What strikes me about Lee’s commentary on TPC Sawgrass is how intentionally he’s approaching the venue. He’s not just trying to muscle it into submission. He’s thinking about club selection at a granular level. He mentioned bringing a “Mini Driver”—essentially a bigger 3-wood, smaller driver hybrid—specifically because TPC’s architecture rewards precision over raw distance off the tee. He explained that he loses about 15 yards in the air compared to his driver but gains the ability to draw the ball into specific angles that work at places like the 16th hole.
“There’s something about it that fits my eye. There’s a lot of variety, which I love. I like to shape it off the tee here.”
This is a player who has clearly spent time thinking about design and strategy, not just grinding on the range. That’s encouraging to see at his age and experience level.
The Rough Reality
Lee’s blunt assessment of TPC’s rough conditions—that it’s “thicker than last week” and “legit thick”—tells us something about where the PGA Tour is right now with course setup. In my experience, when players start talking about rough thickness at multiple venues in consecutive weeks, there’s either a deliberate tour strategy at play or we’re entering a particular weather window.
What matters here is how Lee is adapting. He explicitly mentioned that he changed golf balls at Bay Hill (the Arnold Palmer Invitational the week before) because he couldn’t stop his approach shots on the firm turf. That level of granular adjustment—switching equipment mid-week to solve specific course problems—used to be rare. Now it’s standard operating procedure for the tour’s best players.
The flip side? He acknowledged that this kind of challenge is exactly where he wants to be. He said after Bay Hill, “I thought I don’t know how to golf,” but then pivoted: “You have to think your way around these tough courses, and that’s where I wanted to be.” That’s the mentality of a player who’s maturing. He’s not complaining about difficulty; he’s gravitating toward it.

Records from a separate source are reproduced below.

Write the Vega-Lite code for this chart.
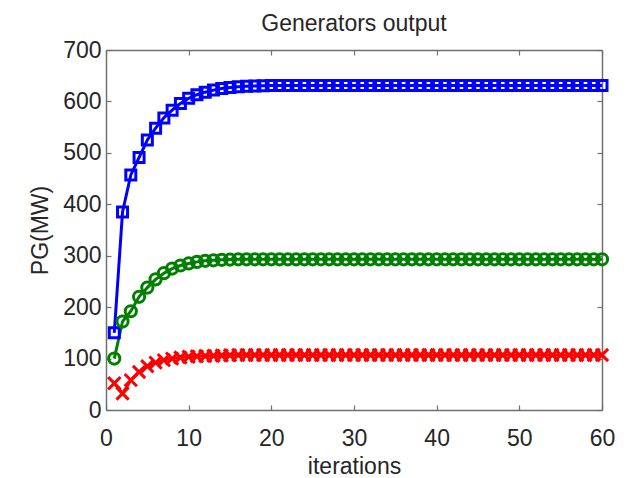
{
  "$schema": "https://vega.github.io/schema/vega-lite/v6.json",
  "autosize": "none",
  "width": 496,
  "height": 360,
  "padding": {"left": 106, "top": 50, "right": 28, "bottom": 68},
  "background": "white",
  "title": {"text": "Generators output", "font": "Liberation Sans", "fontSize": 23, "fontWeight": "normal", "color": "#262626", "offset": 3},
  "config": {
    "view": {"stroke": null},
    "axis": {"labelFont": "Liberation Sans", "titleFont": "Liberation Sans", "labelFontSize": 23, "titleFontSize": 23, "titleFontWeight": "normal", "labelColor": "#262626", "titleColor": "#262626", "domainColor": "#707070", "tickColor": "#707070", "domainWidth": 1.5, "tickWidth": 1.2, "tickSize": -5, "grid": false, "labelFlush": false, "offset": 0}
  },
  "data": {"values": [
    {"i":1,"g":"G1","p":150},{"i":2,"g":"G1","p":385},{"i":3,"g":"G1","p":457},{"i":4,"g":"G1","p":491},{"i":5,"g":"G1","p":525},{"i":6,"g":"G1","p":548},{"i":7,"g":"G1","p":568},{"i":8,"g":"G1","p":583},{"i":9,"g":"G1","p":596},{"i":10,"g":"G1","p":606},
    {"i":11,"g":"G1","p":613},{"i":12,"g":"G1","p":618},{"i":13,"g":"G1","p":622},{"i":14,"g":"G1","p":625},{"i":15,"g":"G1","p":627},{"i":16,"g":"G1","p":628.5},{"i":17,"g":"G1","p":629.5},{"i":18,"g":"G1","p":630},{"i":19,"g":"G1","p":630.5},{"i":20,"g":"G1","p":631},
    {"i":21,"g":"G1","p":631},{"i":22,"g":"G1","p":631},{"i":23,"g":"G1","p":631},{"i":24,"g":"G1","p":631},{"i":25,"g":"G1","p":631},{"i":26,"g":"G1","p":631},{"i":27,"g":"G1","p":631},{"i":28,"g":"G1","p":631},{"i":29,"g":"G1","p":631},{"i":30,"g":"G1","p":631},
    {"i":31,"g":"G1","p":631},{"i":32,"g":"G1","p":631},{"i":33,"g":"G1","p":631},{"i":34,"g":"G1","p":631},{"i":35,"g":"G1","p":631},{"i":36,"g":"G1","p":631},{"i":37,"g":"G1","p":631},{"i":38,"g":"G1","p":631},{"i":39,"g":"G1","p":631},{"i":40,"g":"G1","p":631},
    {"i":41,"g":"G1","p":631},{"i":42,"g":"G1","p":631},{"i":43,"g":"G1","p":631},{"i":44,"g":"G1","p":631},{"i":45,"g":"G1","p":631},{"i":46,"g":"G1","p":631},{"i":47,"g":"G1","p":631},{"i":48,"g":"G1","p":631},{"i":49,"g":"G1","p":631},{"i":50,"g":"G1","p":631},
    {"i":51,"g":"G1","p":631},{"i":52,"g":"G1","p":631},{"i":53,"g":"G1","p":631},{"i":54,"g":"G1","p":631},{"i":55,"g":"G1","p":631},{"i":56,"g":"G1","p":631},{"i":57,"g":"G1","p":631},{"i":58,"g":"G1","p":631},{"i":59,"g":"G1","p":631},{"i":60,"g":"G1","p":631},
    {"i":1,"g":"G2","p":100},{"i":2,"g":"G2","p":172},{"i":3,"g":"G2","p":192},{"i":4,"g":"G2","p":220},{"i":5,"g":"G2","p":238},{"i":6,"g":"G2","p":254},{"i":7,"g":"G2","p":266},{"i":8,"g":"G2","p":275},{"i":9,"g":"G2","p":281},{"i":10,"g":"G2","p":285},
    {"i":11,"g":"G2","p":288},{"i":12,"g":"G2","p":290},{"i":13,"g":"G2","p":291},{"i":14,"g":"G2","p":292},{"i":15,"g":"G2","p":292.5},{"i":16,"g":"G2","p":293},{"i":17,"g":"G2","p":293},{"i":18,"g":"G2","p":293},{"i":19,"g":"G2","p":293},{"i":20,"g":"G2","p":293},
    {"i":21,"g":"G2","p":293},{"i":22,"g":"G2","p":293},{"i":23,"g":"G2","p":293},{"i":24,"g":"G2","p":293},{"i":25,"g":"G2","p":293},{"i":26,"g":"G2","p":293},{"i":27,"g":"G2","p":293},{"i":28,"g":"G2","p":293},{"i":29,"g":"G2","p":293},{"i":30,"g":"G2","p":293},
    {"i":31,"g":"G2","p":293},{"i":32,"g":"G2","p":293},{"i":33,"g":"G2","p":293},{"i":34,"g":"G2","p":293},{"i":35,"g":"G2","p":293},{"i":36,"g":"G2","p":293},{"i":37,"g":"G2","p":293},{"i":38,"g":"G2","p":293},{"i":39,"g":"G2","p":293},{"i":40,"g":"G2","p":293},
    {"i":41,"g":"G2","p":293},{"i":42,"g":"G2","p":293},{"i":43,"g":"G2","p":293},{"i":44,"g":"G2","p":293},{"i":45,"g":"G2","p":293},{"i":46,"g":"G2","p":293},{"i":47,"g":"G2","p":293},{"i":48,"g":"G2","p":293},{"i":49,"g":"G2","p":293},{"i":50,"g":"G2","p":293},
    {"i":51,"g":"G2","p":293},{"i":52,"g":"G2","p":293},{"i":53,"g":"G2","p":293},{"i":54,"g":"G2","p":293},{"i":55,"g":"G2","p":293},{"i":56,"g":"G2","p":293},{"i":57,"g":"G2","p":293},{"i":58,"g":"G2","p":293},{"i":59,"g":"G2","p":293},{"i":60,"g":"G2","p":293},
    {"i":1,"g":"G3","p":52},{"i":2,"g":"G3","p":32},{"i":3,"g":"G3","p":58},{"i":4,"g":"G3","p":74},{"i":5,"g":"G3","p":85},{"i":6,"g":"G3","p":92},{"i":7,"g":"G3","p":97},{"i":8,"g":"G3","p":100},{"i":9,"g":"G3","p":102},{"i":10,"g":"G3","p":103.5},
    {"i":11,"g":"G3","p":104.5},{"i":12,"g":"G3","p":105},{"i":13,"g":"G3","p":105.5},{"i":14,"g":"G3","p":106},{"i":15,"g":"G3","p":106.5},{"i":16,"g":"G3","p":107},{"i":17,"g":"G3","p":107},{"i":18,"g":"G3","p":107},{"i":19,"g":"G3","p":107},{"i":20,"g":"G3","p":107},
    {"i":21,"g":"G3","p":107},{"i":22,"g":"G3","p":107},{"i":23,"g":"G3","p":107},{"i":24,"g":"G3","p":107},{"i":25,"g":"G3","p":107},{"i":26,"g":"G3","p":107},{"i":27,"g":"G3","p":107},{"i":28,"g":"G3","p":107},{"i":29,"g":"G3","p":107},{"i":30,"g":"G3","p":107},
    {"i":31,"g":"G3","p":107},{"i":32,"g":"G3","p":107},{"i":33,"g":"G3","p":107},{"i":34,"g":"G3","p":107},{"i":35,"g":"G3","p":107},{"i":36,"g":"G3","p":107},{"i":37,"g":"G3","p":107},{"i":38,"g":"G3","p":107},{"i":39,"g":"G3","p":107},{"i":40,"g":"G3","p":107},
    {"i":41,"g":"G3","p":107},{"i":42,"g":"G3","p":107},{"i":43,"g":"G3","p":107},{"i":44,"g":"G3","p":107},{"i":45,"g":"G3","p":107},{"i":46,"g":"G3","p":107},{"i":47,"g":"G3","p":107},{"i":48,"g":"G3","p":107},{"i":49,"g":"G3","p":107},{"i":50,"g":"G3","p":107},
    {"i":51,"g":"G3","p":107},{"i":52,"g":"G3","p":107},{"i":53,"g":"G3","p":107},{"i":54,"g":"G3","p":107},{"i":55,"g":"G3","p":107},{"i":56,"g":"G3","p":107},{"i":57,"g":"G3","p":107},{"i":58,"g":"G3","p":107},{"i":59,"g":"G3","p":107},{"i":60,"g":"G3","p":107}
  ]},
  "layer": [
    {
      "mark": {"type": "line", "strokeWidth": 3},
      "encoding": {
        "x": {"field": "i", "type": "quantitative", "scale": {"domain": [0, 60], "nice": false}, "axis": {"title": "iterations", "values": [0,10,20,30,40,50,60], "labelPadding": 22, "titlePadding": 5}},
        "y": {"field": "p", "type": "quantitative", "scale": {"domain": [0, 700], "nice": false}, "axis": {"title": "PG(MW)", "values": [0,100,200,300,400,500,600,700], "labelPadding": 10, "titlePadding": 10}},
        "color": {"field": "g", "type": "nominal", "scale": {"domain": ["G1","G2","G3"], "range": ["#0000ff","#007f00","#ff0000"]}, "legend": null}
      }
    },
    {
      "mark": {"type": "point", "filled": false, "strokeWidth": 3, "opacity": 1},
      "encoding": {
        "x": {"field": "i", "type": "quantitative", "scale": {"domain": [0, 60], "nice": false}, "axis": {"orient": "top", "title": null, "labels": false, "values": [0,10,20,30,40,50,60]}},
        "y": {"field": "p", "type": "quantitative", "scale": {"domain": [0, 700], "nice": false}, "axis": {"orient": "right", "title": null, "labels": false, "values": [0,100,200,300,400,500,600,700]}},
        "color": {"field": "g", "type": "nominal", "scale": {"domain": ["G1","G2","G3"], "range": ["#0000ff","#007f00","#ff0000"]}, "legend": null},
        "shape": {"field": "g", "type": "nominal", "scale": {"domain": ["G1","G2","G3"], "range": ["square","circle","M-1,-1L1,1M-1,1L1,-1"]}, "legend": null},
        "size": {"field": "g", "type": "nominal", "scale": {"domain": ["G1","G2","G3"], "range": [100,150,100]}, "legend": null}
      }
    }
  ],
  "resolve": {"axis": {"x": "independent", "y": "independent"}}
}
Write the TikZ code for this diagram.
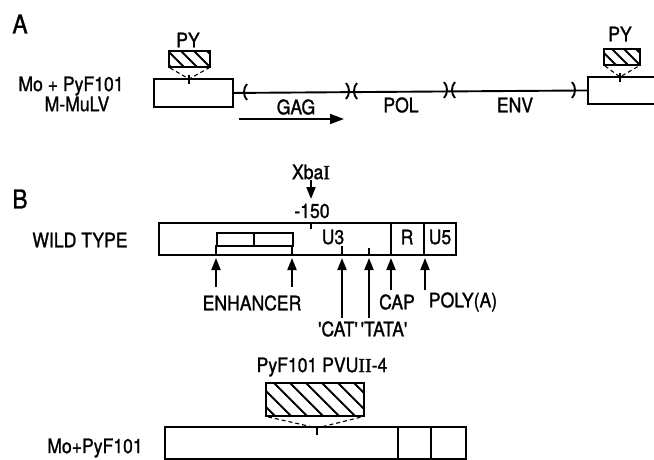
\documentclass[tikz,border=0pt]{standalone}
\usepackage{fontspec}
\setmainfont{TeX Gyre Heros}
\newfontfamily\lab[FakeStretch=0.88,FakeBold=1.2]{TeX Gyre Heros}
\newfontfamily\labser[FakeBold=1.2]{Liberation Serif}
\newfontfamily\dvs{DejaVu Sans}
\usetikzlibrary{arrows.meta}
\begin{document}
\begin{tikzpicture}[x=1pt,y=-1pt,line width=1.9pt,
  txt/.style={font=\lab\fontsize{20}{22}\selectfont, inner sep=0pt},
  big/.style={font=\lab\fontsize{26}{28}\selectfont, inner sep=0pt},
  bx/.style={draw, line width=1.9pt, inner sep=0pt, anchor=north west},
  hatch/.style={bx, path picture={
    \foreach \i in {0,1,...,12}
      \draw[line width=1.9pt] ([xshift={(\i*#1-40)*1pt}]path picture bounding box.north west) -- ++(60pt,-60pt);}},
  arr/.style={-{Triangle[length=12pt,width=9pt]}, line width=1.9pt},
  dsh/.style={dash pattern=on 4pt off 3pt, line width=1.1pt},
  lpar/.pic={\draw (3,-8) .. controls (-1,-4) and (-1,4) .. (3,8);},
  rpar/.pic={\draw (-3,-8) .. controls (1,-4) and (1,4) .. (-3,8);}
]
\useasboundingbox (0,0) rectangle (654,459);

% ---------- Panel A ----------
\node[big] (lblA) at (20,24) {A};
\node[txt] (mo1) at (71,86) {Mo + PyF101};
\node[txt] (mml) at (77,104) {M-MuLV};

\node[txt] (pyL) at (188,40) {PY};
\node[hatch=13, minimum width=41pt, minimum height=16pt] (hL) at (168,50) {};
\node[bx, minimum width=79pt, minimum height=28pt] (ltrL) at (153,78) {};
\coordinate (tL) at (189,79);
\draw (tL) ++(0,-4) -- ++(0,9);
\draw[dsh] ([xshift=2pt]hL.south west) -- (tL) -- ([xshift=-2pt]hL.south east);

\node[txt] (pyR) at (620,34) {PY};
\node[hatch=12, minimum width=36pt, minimum height=16pt] (hR) at (603,48) {};
\node[bx, minimum width=80pt, minimum height=27pt] (ltrR) at (587,76) {};
\coordinate (tR) at (620,77);
\draw (tR) ++(0,-4) -- ++(0,9);
\draw[dsh] ([xshift=2pt]hR.south west) -- (tR) -- ([xshift=-2pt]hR.south east);

\draw (ltrL.east) -- (ltrR.west);
\pic at (244,92) {lpar};
\pic at (349,91) {rpar};
\pic at (354,91) {lpar};
\pic at (447,90) {rpar};
\pic at (452,90) {lpar};
\pic at (575,90) {rpar};

\node[txt] (gag) at (296,107) {GAG};
\node[txt] (pol) at (401,105) {POL};
\node[txt] (env) at (515,105) {ENV};
\coordinate (gs) at (239,119);
\coordinate (ge) at (344,119);
\draw[-{Triangle[length=14pt,width=10pt]}, line width=1.9pt] (gs) -- (ge);

% ---------- Panel B ----------
\node[big] (lblB) at (20,199) {B};
\node[txt] (wtl) at (80,240) {WILD TYPE};

\node[txt] (xba) at (311,172) {Xba{\labser I}};
\coordinate (xt) at (311,199);
\draw[arr] (xba.south) -- (xt);
\node[txt] (m150) at (312,211) {-150};

\node[bx, minimum width=297pt, minimum height=32pt] (wt) at (158,222) {};
\node[bx, minimum width=76pt, minimum height=13pt] (enh) at (216,232) {};
\draw (254,232) -- (254,245);
\draw (216,245) -- (216,254);
\draw (292,245) -- (292,254);
\draw (311,222) -- (311,229);
\draw (342,246) -- (342,254);
\draw (369,248) -- (369,254);
\draw (391,222) -- (391,254);
\draw (424,222) -- (424,254);
\node[txt] (u3) at (333,237) {U3};
\node[txt] (r) at (407,237) {R};
\node[txt] (u5) at (440,237) {U5};

\coordinate (e1b) at (216,287); \coordinate (e1t) at (216,258);
\coordinate (e2b) at (292,287); \coordinate (e2t) at (292,258);
\coordinate (c1b) at (342,318); \coordinate (c1t) at (342,258);
\coordinate (c2b) at (369,318); \coordinate (c2t) at (369,258);
\coordinate (c3b) at (391,290); \coordinate (c3t) at (391,258);
\coordinate (c4b) at (425,290); \coordinate (c4t) at (425,258);
\foreach \a in {e1,e2,c1,c2,c3,c4} \draw[arr] (\a b) -- (\a t);

\node[txt] (enht) at (252,303) {ENHANCER};
\node[txt] (cap) at (397,302) {CAP};
\node[txt] (poly) at (463,302) {POLY(A)};
\node[txt] (cat) at (338,329) {'CAT'};
\node[txt] (tata) at (384,329) {'TATA'};

\node[txt] (pvu) at (322,367) {PyF101 PVU{\labser II}-4};
\node[hatch=16, minimum width=98pt, minimum height=33pt] (hB) at (265,382) {};
\node[bx, minimum width=301pt, minimum height=32pt] (mob) at (164,426) {};
\draw (398,426) -- (398,458);
\draw (431,426) -- (431,458);
\coordinate (tB) at (317,428);
\draw (tB) ++(0,-2) -- ++(0,9);
\draw[dsh] ([xshift=3pt]hB.south west) -- (tB) -- ([xshift=-3pt]hB.south east);
\node[txt] (mo2) at (95,448) {Mo+PyF101};
\end{tikzpicture}
\end{document}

The Evolution of Min Woo Lee
Having followed Lee’s career for several years now, I’m noticing a clear arc. He’s traditionally been streaky—a player who could absolutely light it up one week and miss cuts the next. His self-described personality as the “annoying brother” who traces curves instead of straight lines isn’t just cute autobiography. It’s real.
“She was always right. I always knew she was right but I couldn’t let her think she was right. I was naughty.”
But here’s the progression: Lee is deliberately working on his short game consistency. He’s been known by the nickname “Dr. Chipinski” because he chips in frequently—which sounds great until you realize it means he’s missing a lot of greens. So what’s he doing? Integrating his 56-degree wedge more deliberately to avoid those missed greens in the first place. He’s even hoping the nickname “goes away,” which suggests he sees better iron play as a matter of maturity and improvement, not creative flair.
That’s exactly the kind of thinking that separates players who have one good year from players who build sustained excellence.
The Bigger Picture
In my thirty-five years covering professional golf, I’ve noticed that our best storytellers are usually our most thoughtful players. Lee’s willingness to be transparent—about his stubbornness with club selection, about family dynamics with his sister Minjee (an LPGA star), about the specific architectural elements of courses he plays—suggests a player who’s genuinely engaged with the sport beyond the scoreboard.
The puppy story will fade from memory. But the way Lee thinks about TPC Sawgrass, about course management, about his own game’s evolution? That’s the stuff that actually builds tour legacies. He’s clearly someone who’s studying golf, not just playing it.
If he continues this trajectory, we might be looking at a player who transitions from “talented but inconsistent” to “genuinely dangerous.” And in my experience, that usually happens when a player starts thinking about courses the way Min Woo Lee is thinking about courses right now.